Question

A particle is fallingdown into a medium with an initial velocity of 30m/s. If the acceleration of the particle is =(−4t)/m/s^2 , where t is in seconds, determine the distance traveled before the particle stops.

Answer 1

Answer:

The distance traveled by the particle before it stops is 41.06 m.

Explanation:

We can find the distance traveled by the particle using the following equation:

$v_{f}^{2} = v_{0}^{2} + 2ad$

Where:

$v_{f}$: is the final velocity = 0 (when it stops)

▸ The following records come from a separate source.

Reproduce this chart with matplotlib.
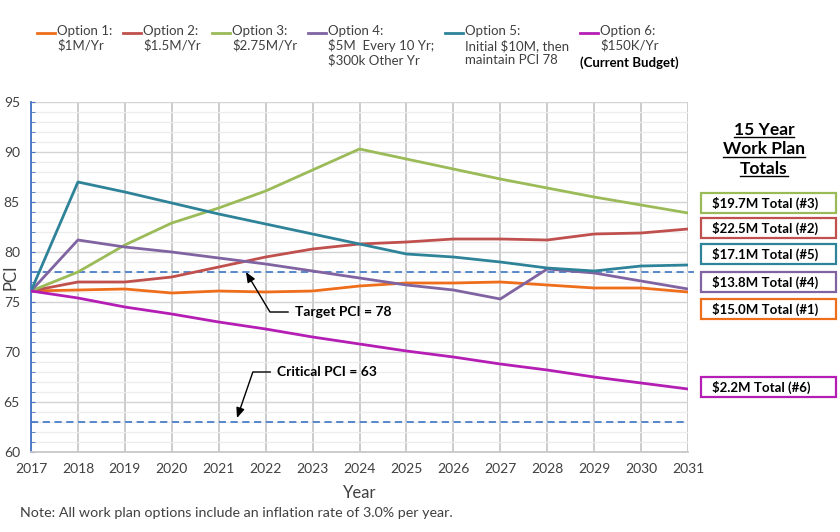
import numpy as np
import matplotlib
matplotlib.use('Agg')
from matplotlib import pyplot as plt
from matplotlib.lines import Line2D
from matplotlib.patches import Rectangle
from matplotlib.ticker import MultipleLocator
import matplotlib.transforms as mtransforms

plt.rcParams['font.family'] = ['Lato', 'DejaVu Sans']

# PCI forecast per work plan option
years = list(range(2017, 2032))
opt1 = [76.1, 76.2, 76.3, 75.9, 76.1, 76.0, 76.1, 76.6, 76.9, 76.9, 77.0, 76.7, 76.4, 76.4, 76.0]
opt2 = [76.1, 77.0, 77.0, 77.5, 78.5, 79.5, 80.3, 80.8, 81.0, 81.3, 81.3, 81.2, 81.8, 81.9, 82.3]
opt3 = [76.1, 78.0, 80.7, 82.9, 84.4, 86.1, 88.2, 90.3, 89.3, 88.3, 87.3, 86.4, 85.5, 84.7, 83.9]
opt4 = [76.1, 81.2, 80.5, 80.0, 79.4, 78.8, 78.1, 77.4, 76.7, 76.2, 75.3, 78.3, 77.9, 77.1, 76.3]
opt5 = [76.1, 87.0, 86.0, 84.9, 83.8, 82.8, 81.8, 80.8, 79.8, 79.5, 79.0, 78.4, 78.1, 78.6, 78.7]
opt6 = [76.1, 75.4, 74.5, 73.8, 73.0, 72.3, 71.5, 70.8, 70.1, 69.5, 68.8, 68.2, 67.5, 66.9, 66.3]
series = [opt1, opt2, opt3, opt4, opt5, opt6]

colors = ['#EE6E1C', '#C0504D', '#9BBB59', '#8064A2', '#2E8399', '#B41EB4']
legend_labels = ['Option 1:\n\\$1M/Yr', 'Option 2:\n\\$1.5M/Yr', 'Option 3:\n\\$2.75M/Yr',
                 'Option 4:\n\\$5M  Every 10 Yr;\n\\$300k Other Yr',
                 'Option 5:\nInitial \\$10M, then\nmaintain PCI 78', 'Option 6:\n\\$150K/Yr']

target_pci = 78
critical_pci = 63

# totals boxes (label, option index, vertical position in PCI units)
totals = ['\\$19.7M Total (#3)', '\\$22.5M Total (#2)', '\\$17.1M Total (#5)',
          '\\$13.8M Total (#4)', '\\$15.0M Total (#1)', '\\$2.2M Total (#6)']
totals_opt = [2, 1, 4, 3, 0, 5]
totals_y = [84.9, 82.4, 79.8, 77.0, 74.3, 66.5]
totals_title = ['15 Year', 'Work Plan', 'Totals']

W, H = 840, 532
fig = plt.figure(figsize=(W / 100, H / 100), dpi=100)
ax = fig.add_axes([31 / W, 80 / H, 657 / W, 350 / H])

for vals, col in zip(series, colors):
    ax.plot(years, vals, color=col, lw=2.0, zorder=3)

dash_col = '#4A7EC8'
ax.axhline(target_pci, xmin=0, xmax=1.009, color=dash_col, lw=1.3, ls=(0, (4, 2.5)), clip_on=False, zorder=2)
ax.axhline(critical_pci, color=dash_col, lw=1.3, ls=(0, (4, 2.5)), zorder=2)

ax.set_xlim(2017, 2031)
ax.set_ylim(60, 95)
ax.set_xticks(years)
ax.yaxis.set_major_locator(MultipleLocator(5))
ax.yaxis.set_minor_locator(MultipleLocator(1))
ax.grid(axis='x', color='#C8C8C8', lw=1.3)
ax.grid(axis='y', which='major', color='#D4D4D4', lw=1.0)
ax.grid(axis='y', which='minor', color='#EDEDED', lw=0.9)
ax.set_axisbelow(True)
for s in ['top', 'right']:
    ax.spines[s].set_visible(False)
ax.spines['left'].set_color('#4472C4')
ax.spines['left'].set_linewidth(1.3)
ax.spines['bottom'].set_color('#C8C8C8')
ax.spines['bottom'].set_linewidth(1.3)
ax.tick_params(axis='y', which='both', direction='in', color='#4472C4', length=3, labelsize=10,
               labelcolor='#404040', pad=8)
ax.tick_params(axis='x', length=0, labelsize=10, labelcolor='#404040', pad=8)
ax.set_xlabel('Year', fontsize=12, color='#404040', labelpad=7)
ax.set_ylabel('PCI', fontsize=12, color='#404040')
ax.yaxis.set_label_coords(-0.019, 0.5)

# annotations
ax.annotate('Target PCI = 78', xy=(2021.58, target_pci), xytext=(2022.63, 74.0),
            ha='left', va='center', fontsize=10, fontweight='bold',
            arrowprops=dict(arrowstyle='-|>,head_length=0.6,head_width=0.25', color='black', lw=1.0,
                            connectionstyle='angle,angleA=0,angleB=121,rad=0', shrinkA=3, shrinkB=0))
ax.annotate('Critical PCI = 63', xy=(2021.39, critical_pci + 0.4), xytext=(2022.25, 68.0),
            ha='left', va='center', fontsize=10, fontweight='bold',
            arrowprops=dict(arrowstyle='-|>,head_length=0.6,head_width=0.25', color='black', lw=1.0,
                            connectionstyle='angle,angleA=0,angleB=71,rad=0', shrinkA=3, shrinkB=0))

# totals boxes at the right
trans = mtransforms.blended_transform_factory(ax.transAxes, ax.transData)
for lbl, oi, yv in zip(totals, totals_opt, totals_y):
    ax.add_patch(Rectangle((1.0198, yv - 1.03), 0.206, 2.06, transform=trans, fill=False,
                           edgecolor=colors[oi], lw=1.6, clip_on=False))
    ax.text(1.0365, yv, lbl, transform=trans, ha='left', va='center', fontsize=9.5,
            fontweight='bold', color='black')

renderer = fig.canvas.get_renderer()
for i, line in enumerate(totals_title):
    yb = 135 + 19.5 * i
    t = fig.text(764 / W, 1 - yb / H, line, ha='center', va='baseline', fontsize=12.5,
                 fontweight='bold', color='black')
    bb = t.get_window_extent(renderer)
    fig.add_artist(Line2D([bb.x0 / W, bb.x1 / W], [1 - (yb + 2) / H] * 2, color='black', lw=1.0))

# legend across the top
x = 37
y_line = 33
for lbl, col in zip(legend_labels, colors):
    fig.add_artist(Line2D([x / W, (x + 18) / W], [1 - y_line / H] * 2, color=col, lw=2.0))
    t = fig.text((x + 20) / W, 1 - (y_line - 8) / H, lbl, ha='left', va='top', fontsize=9.5,
                 color='#404040', linespacing=1.2)
    bb = t.get_window_extent(renderer)
    last = bb
    x += 20 + bb.width + 11
fig.text((last.x0 + last.x1) / 2 / W, 1 - 67 / H, '(Current Budget)', ha='center', va='baseline',
         fontsize=9.5, fontweight='bold', color='black')

fig.text(20 / W, 1 - 517 / H, 'Note: All work plan options include an inflation rate of 3.0% per year.',
         fontsize=10.3, color='#404040')

fig.savefig('out.png', dpi=100)
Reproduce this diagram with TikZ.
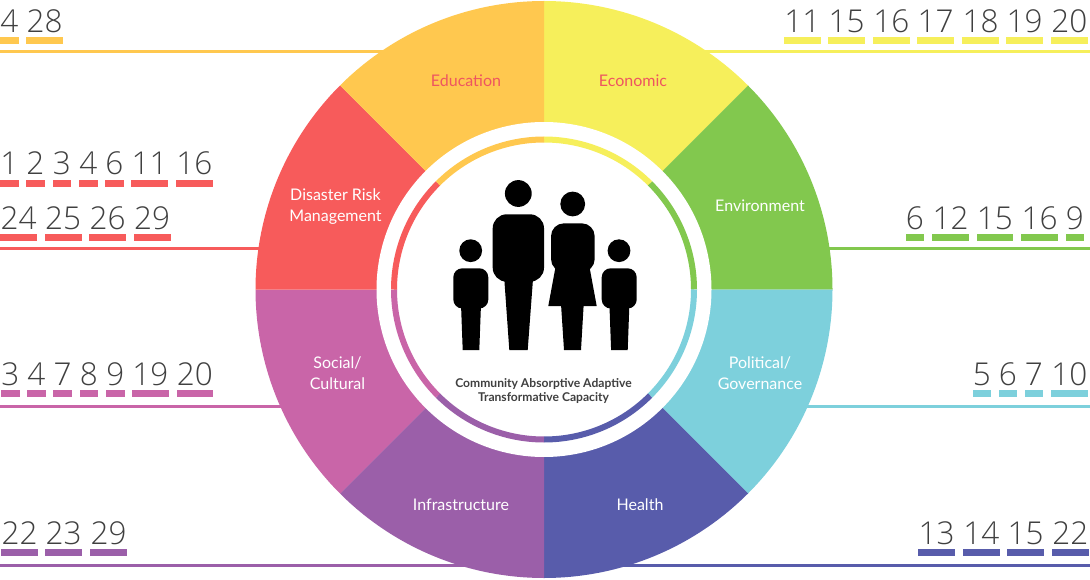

$v_{0}$: is the initial velocity = 30 m/s

a: is the acceleration = -4t m/s²

t: is the time

d: is the distance

First, we need to calculate the time:

$v_{f} = v_{0} + at$

$0 = 30 m/s + (-4t m/s^{2})t$

$0 = 30 m/s - 4t^{2} m/s^{3}$    

$t = 2.74 s$

Now, the acceleration is:

$a = -4t = -10.96 m/s^{2}$                    

Hence, the distance is:          

$d = \frac{v_{f}^{2} - v_{0}^{2}}{2a} = \frac{-(30 m/s)^{2}}{2*(-10.96 m/s^{2})} = 41.06 m$      

Therefore, the distance traveled by the particle before it stops is 41.06 m.

                     

I hope it helps you!